I'm a big "Game of Thrones" fan and really appreciate the work that Elastic Studio did on the original title sequence. I thought it would be cool to take a campus as epic as Purdue's and present it in the same way they did with George R. R. Martin's Westeros. [The series is set on the fictional continents of Westeros and Essos.]

Why did you want to make this video?

I thought it would be cool to do, which is generally all the reason I need to try to make something. But more than that, it's kind of a way for me to remember my roommate Ben Lutz, a former MET [mechanical engineering technology] graduate from Purdue. He's sadly no longer with us, and it's been a rough couple of months without him around the apartment. "Game of Thrones" is something we always connected over, and I'd like to think he's in a better place now, watching this and enjoying it as much as we used to enjoy geeking out together.

What were the basic steps and technology involved?

For those unfamiliar with 3-D software, it's basically the same as practical effects with digital tools. Thinking of it like building a physical miniature set, I sketched out the map and basic buildings first, referencing campus and the original "Game of Thrones" intro.

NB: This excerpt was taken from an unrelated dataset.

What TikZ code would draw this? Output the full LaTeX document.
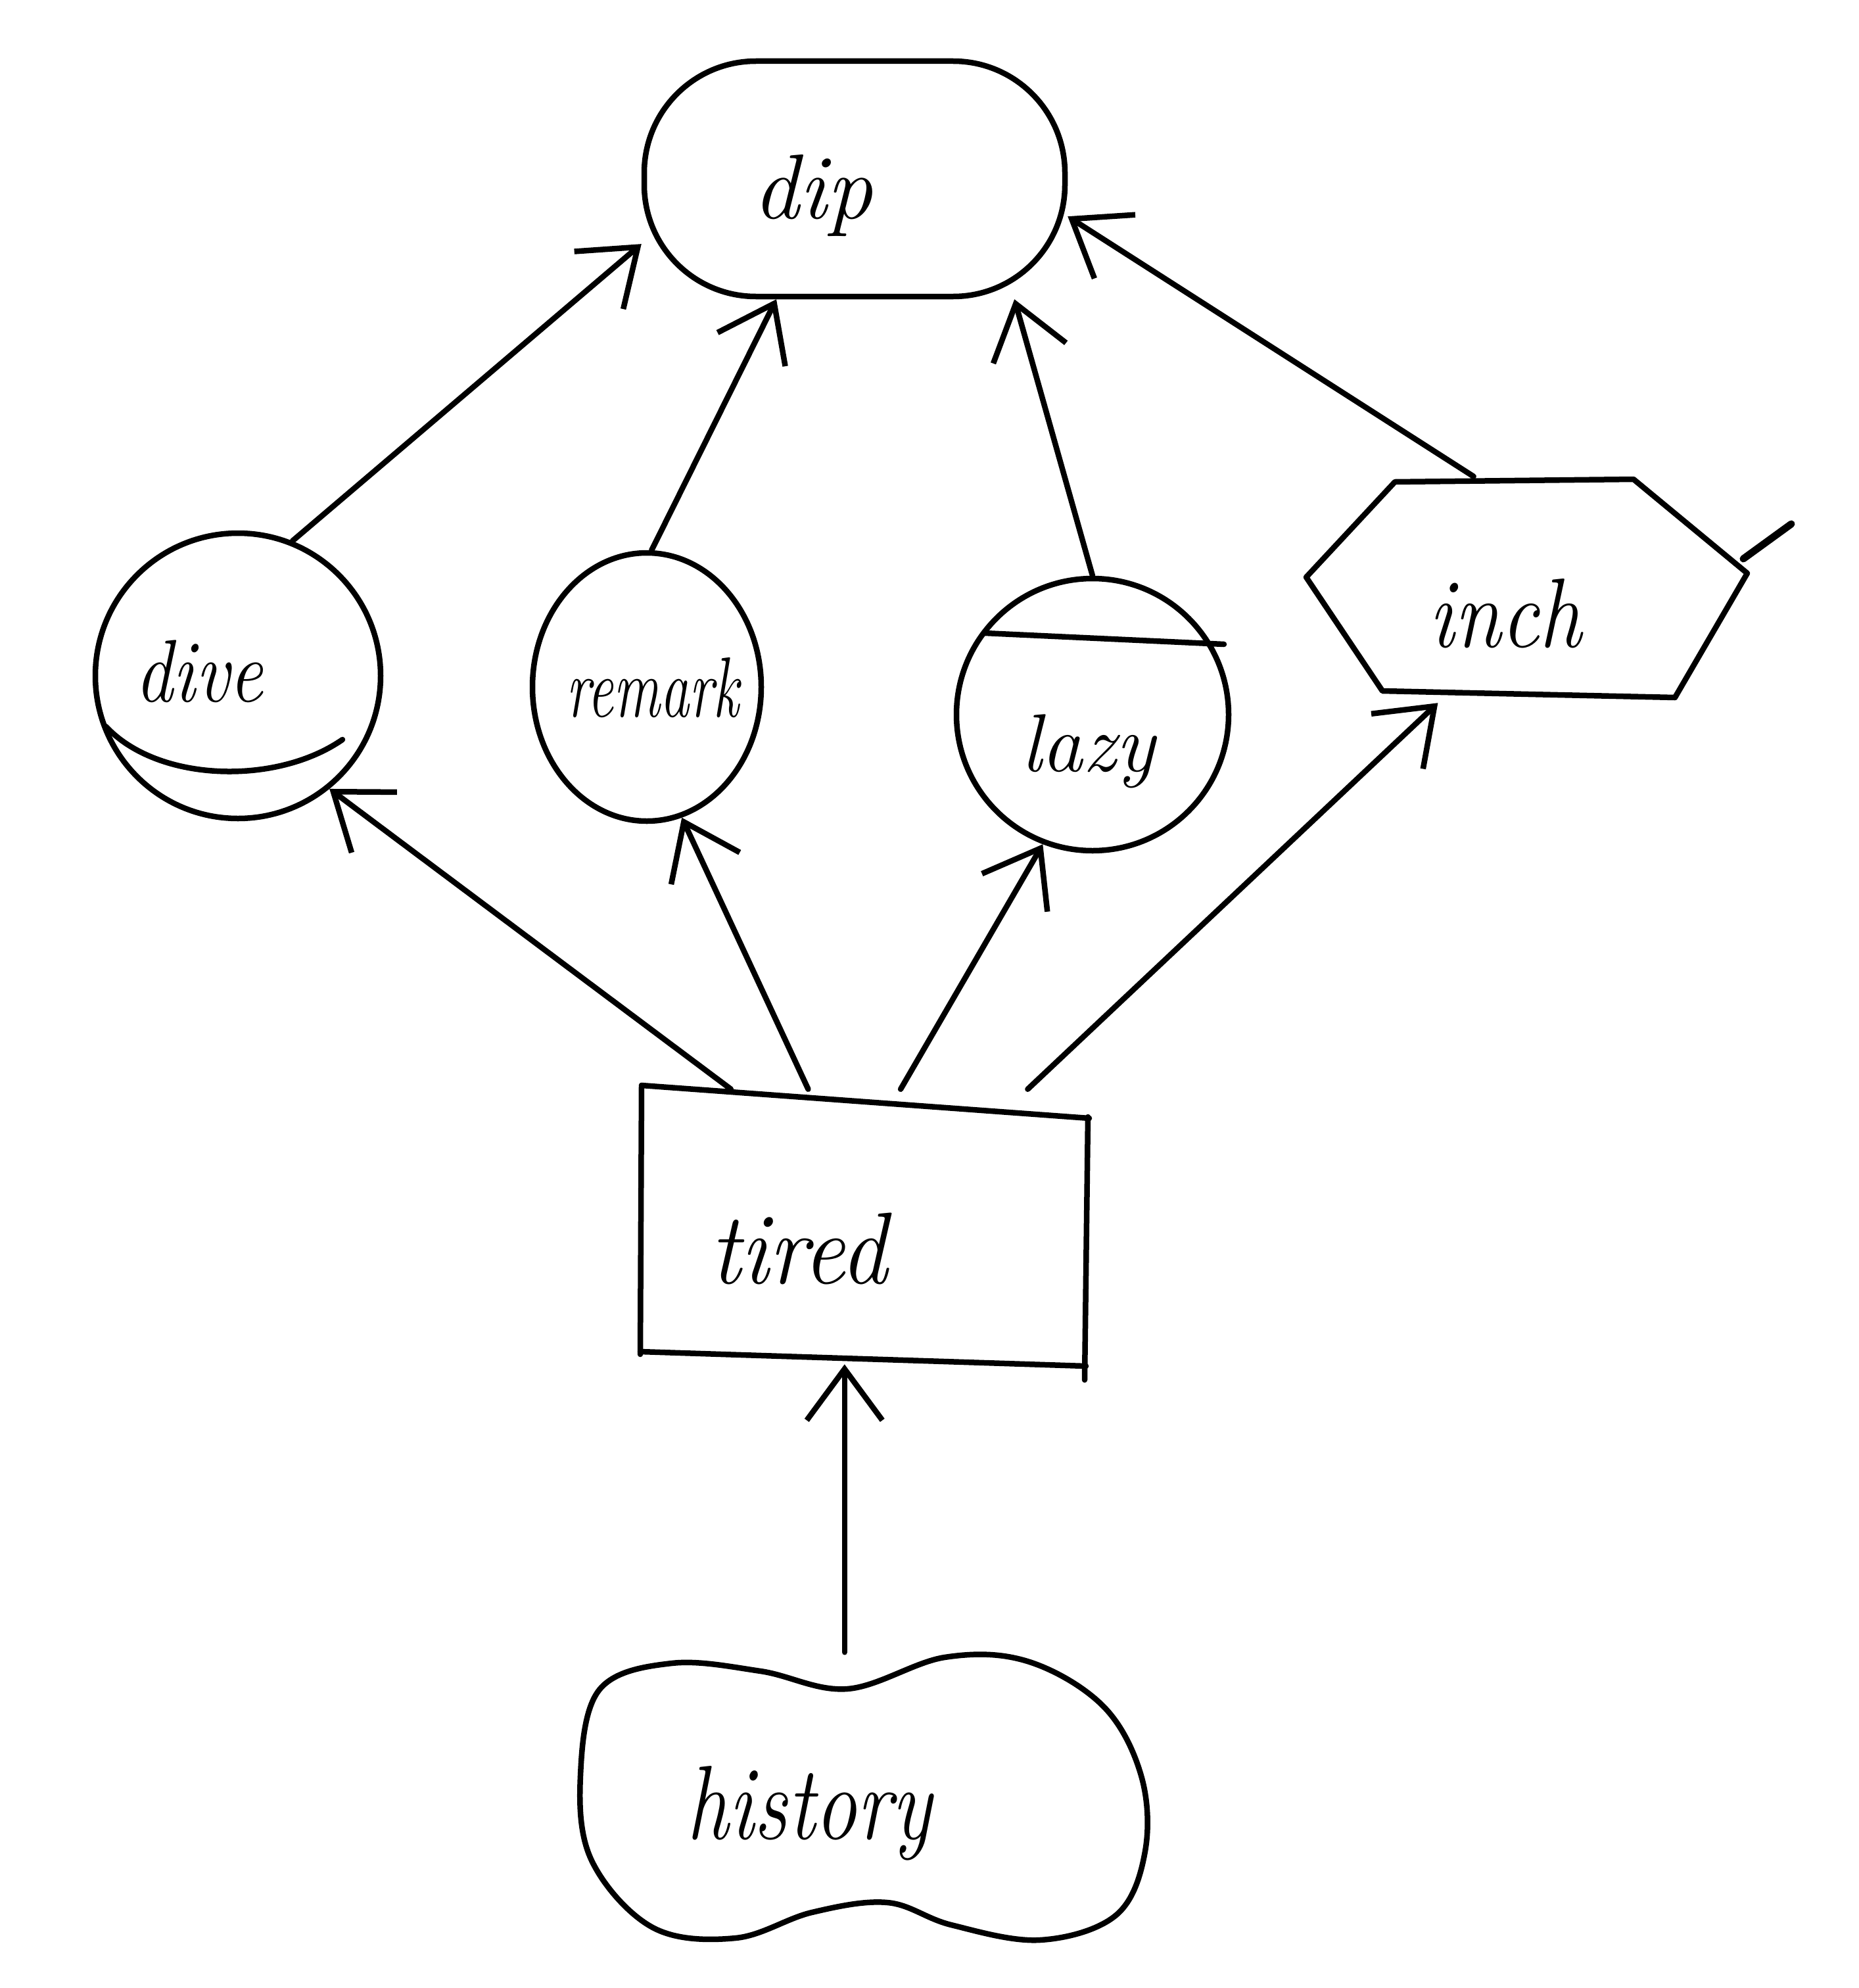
\documentclass[tikz,border=0pt]{standalone}
\usetikzlibrary{arrows.meta,shapes.geometric,calc}
\begin{document}
\begin{tikzpicture}[x=1pt,y=-1pt,line width=8.5pt,line cap=round,line join=round,
  shp/.style={draw,inner sep=0pt},
  anc/.style={inner sep=0pt},
  lbl/.style={font=\fontsize{#1}{#1}\selectfont\itshape,anchor=base,inner sep=0pt},
  arr/.style={-{Straight Barb[length=78pt,width=115pt]}}]
\useasboundingbox (0,0) rectangle (2828,3024);

% shapes
\node[shp,rectangle,rounded corners=170pt,minimum width=640pt,minimum height=358pt] (dip) at (1300,272) {};
\node[shp,circle,minimum size=434pt] (dive) at (362,1028) {};
\node[shp,ellipse,minimum width=348pt,minimum height=408pt] (remark) at (984,1045) {};
\node[shp,circle,minimum size=414pt] (lazy) at (1662,1087) {};
\node[anc,rectangle,minimum width=671pt,minimum height=336pt] (inch) at (2322,897) {};
\node[anc,rectangle,minimum width=680pt,minimum height=410pt] (tired) at (1314,1866) {};
\node[anc,ellipse,minimum width=860pt,minimum height=436pt] (history) at (1312,2735) {};

% lower segment inside dive
\draw (161,1105) .. controls (240,1190) and (420,1195) .. (521,1125);
% upper segment inside lazy
\draw (1498,963) -- (1862,980);

% hexagon around inch
\draw (2122,733) -- (2485,729) -- (2658,872) -- (2548,1061) -- (2103,1051) -- (1987,878) -- cycle;
\draw[line width=11pt] (2652,850) -- (2725,797);

% box around tired
\draw (976,1651) -- (1657,1701);
\draw (1655,1699) -- (1650,2099);
\draw (974,2056) -- (1652,2078);
\draw (976,1651) -- (974,2060);

% outline around history
\draw plot[smooth cycle,tension=0.6] coordinates {
  (883,2701) (912,2570) (1022,2530) (1157,2542) (1289,2569) (1437,2521)
  (1563,2527) (1678,2595) (1736,2701) (1742,2816) (1698,2913) (1582,2951)
  (1447,2928) (1350,2894) (1235,2909) (1119,2948) (993,2932) (900,2830)};

% labels
\node[lbl=140] (dip-t) at (1236,332) {dip};
\node[lbl=135,xscale=0.85] (dive-t) at (303,1067) {dive};
\node[lbl=130,xscale=0.68] (remark-t) at (993,1090) {remark};
\node[lbl=125] (lazy-t) at (1655,1173) {lazy};
\node[lbl=150,xscale=0.86] (inch-t) at (2290,984) {inch};
\node[lbl=155,xscale=0.92] (tired-t) at (1215,1952) {tired};
\node[lbl=160,xscale=0.8] (history-t) at (1231,2797) {history};

% connectors
\draw[arr] (dive.68) -- (dip.197);
\draw[arr] (remark.88) -- (dip.237);
\draw[arr] (lazy.north) -- (dip.-37);
\draw[arr] (inch.115) -- (dip.-10);
\draw[arr] (tired.134) -- (dive.-51);
\draw[arr] (tired.112) -- (remark.-75);
\draw[arr] (tired.75) -- (lazy.-111);
\draw[arr] (tired.40) -- (inch.-128);
\draw[arr] (history.97) -- (history.97 |- tired.south);
\end{tikzpicture}
\end{document}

Then I modeled all the buildings and reusable little pieces like gears  -- many of them are duplicates with slight deviations. From there it was putting things into place, texturing them, lighting the scene, setting up cameras, and animating it shot by shot.

Rendering it out took a long time, and I had to hook up my friend's server in my apartment for some extra horsepower to get the whole thing out in about three weeks. Then it was just putting on the finishing touches like color correction and those fancy light beams. The software I used was Cinema 4D, Photoshop, After Effects, and Premiere Pro.

What other video work have you done?

I've done video spots for Purdue, local TV and classes. I interned in Los Angeles last summer, where I got to do some visual effects (VFX) for an indie film and HBO's "True Blood." I'm currently doing effects for a sci-fi short film with a group of VFX artists in Hollywood remotely. I've also used my phone to take video of my dogs doing funny things.

When do you graduate, and what would you like to do after graduation?

I graduate this May and hope to jump right into the visual effects industry. I'll probably hit up Los Angeles or Vancouver if I can get work there, but I'm also looking at some studios in Louisiana. I'll work wherever I can get a foot in the door. Until I find a job though, I'll probably freelance locally.